_What you are asked to do:_ Leaving out the pictures, retype the lines from the beginning of the listing through the line containing "plt.rcParams['font.family'] = ['DejaVu Sans']".

* BEGIN Data excerpt *

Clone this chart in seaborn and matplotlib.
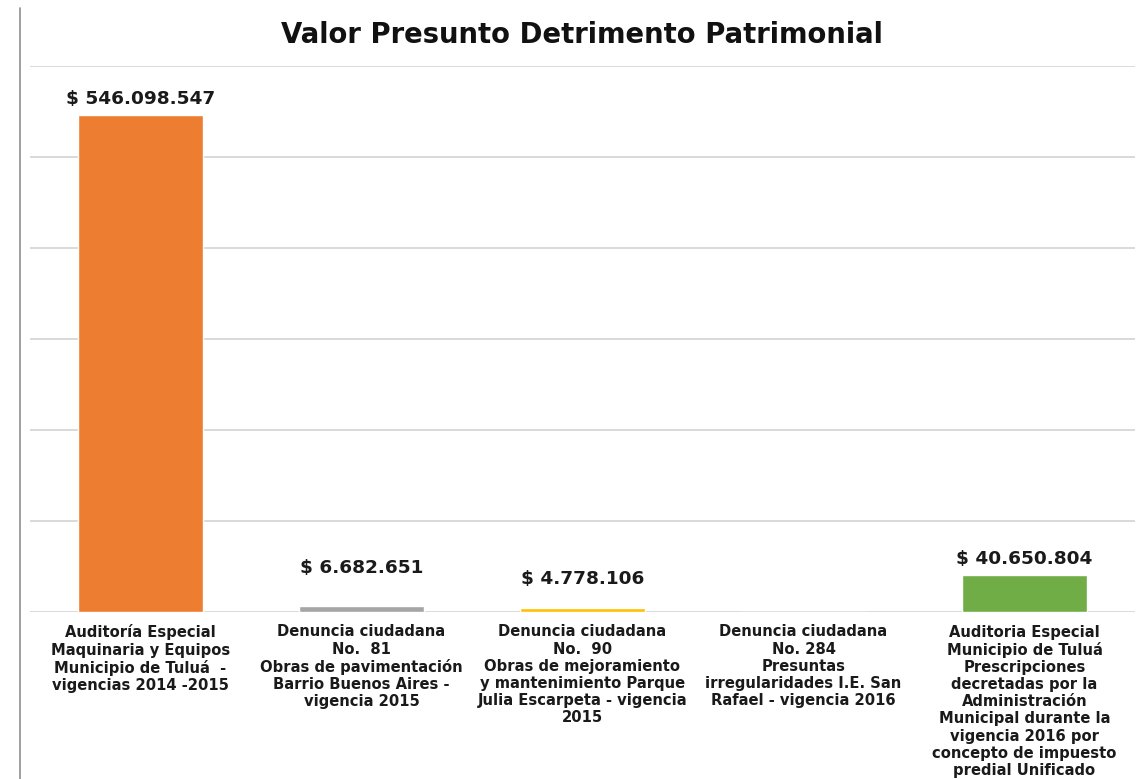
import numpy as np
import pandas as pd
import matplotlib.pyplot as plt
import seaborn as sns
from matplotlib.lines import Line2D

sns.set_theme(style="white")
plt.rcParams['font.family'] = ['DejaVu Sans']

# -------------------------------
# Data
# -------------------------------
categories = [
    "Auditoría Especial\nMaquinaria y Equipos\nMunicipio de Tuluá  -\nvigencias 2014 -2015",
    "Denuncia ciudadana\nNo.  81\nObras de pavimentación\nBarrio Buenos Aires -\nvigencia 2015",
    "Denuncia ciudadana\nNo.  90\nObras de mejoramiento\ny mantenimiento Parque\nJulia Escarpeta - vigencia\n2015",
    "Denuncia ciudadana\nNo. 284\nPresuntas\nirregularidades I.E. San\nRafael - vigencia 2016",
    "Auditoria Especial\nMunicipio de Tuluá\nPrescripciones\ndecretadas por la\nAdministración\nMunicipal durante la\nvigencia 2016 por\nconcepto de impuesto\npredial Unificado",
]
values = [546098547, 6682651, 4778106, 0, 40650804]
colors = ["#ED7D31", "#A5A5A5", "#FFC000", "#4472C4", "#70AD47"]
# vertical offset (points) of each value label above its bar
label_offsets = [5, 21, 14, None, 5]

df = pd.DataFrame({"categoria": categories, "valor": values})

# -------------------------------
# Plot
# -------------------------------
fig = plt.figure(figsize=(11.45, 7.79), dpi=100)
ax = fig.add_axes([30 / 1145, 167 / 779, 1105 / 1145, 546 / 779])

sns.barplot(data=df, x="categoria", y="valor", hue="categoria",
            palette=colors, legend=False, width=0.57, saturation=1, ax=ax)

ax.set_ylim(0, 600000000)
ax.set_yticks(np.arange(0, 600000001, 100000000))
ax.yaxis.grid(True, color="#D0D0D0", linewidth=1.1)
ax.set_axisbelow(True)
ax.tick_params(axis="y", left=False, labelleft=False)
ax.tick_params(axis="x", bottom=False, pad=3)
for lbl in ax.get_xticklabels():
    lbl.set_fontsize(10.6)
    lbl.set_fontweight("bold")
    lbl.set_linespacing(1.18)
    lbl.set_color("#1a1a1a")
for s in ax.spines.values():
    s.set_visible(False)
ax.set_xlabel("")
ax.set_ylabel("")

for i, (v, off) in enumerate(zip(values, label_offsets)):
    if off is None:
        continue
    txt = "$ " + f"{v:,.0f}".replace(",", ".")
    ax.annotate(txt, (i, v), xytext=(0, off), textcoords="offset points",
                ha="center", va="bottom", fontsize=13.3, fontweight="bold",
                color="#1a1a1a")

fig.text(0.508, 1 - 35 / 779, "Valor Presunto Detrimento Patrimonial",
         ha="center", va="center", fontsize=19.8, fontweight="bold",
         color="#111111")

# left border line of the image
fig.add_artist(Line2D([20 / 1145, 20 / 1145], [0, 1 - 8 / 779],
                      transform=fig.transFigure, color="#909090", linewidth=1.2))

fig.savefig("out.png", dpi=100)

* END Data excerpt *

_Exercise solution:_
Clone this chart in seaborn and matplotlib.
import numpy as np
import pandas as pd
import matplotlib.pyplot as plt
import seaborn as sns
from matplotlib.lines import Line2D

sns.set_theme(style="white")
plt.rcParams['font.family'] = ['DejaVu Sans']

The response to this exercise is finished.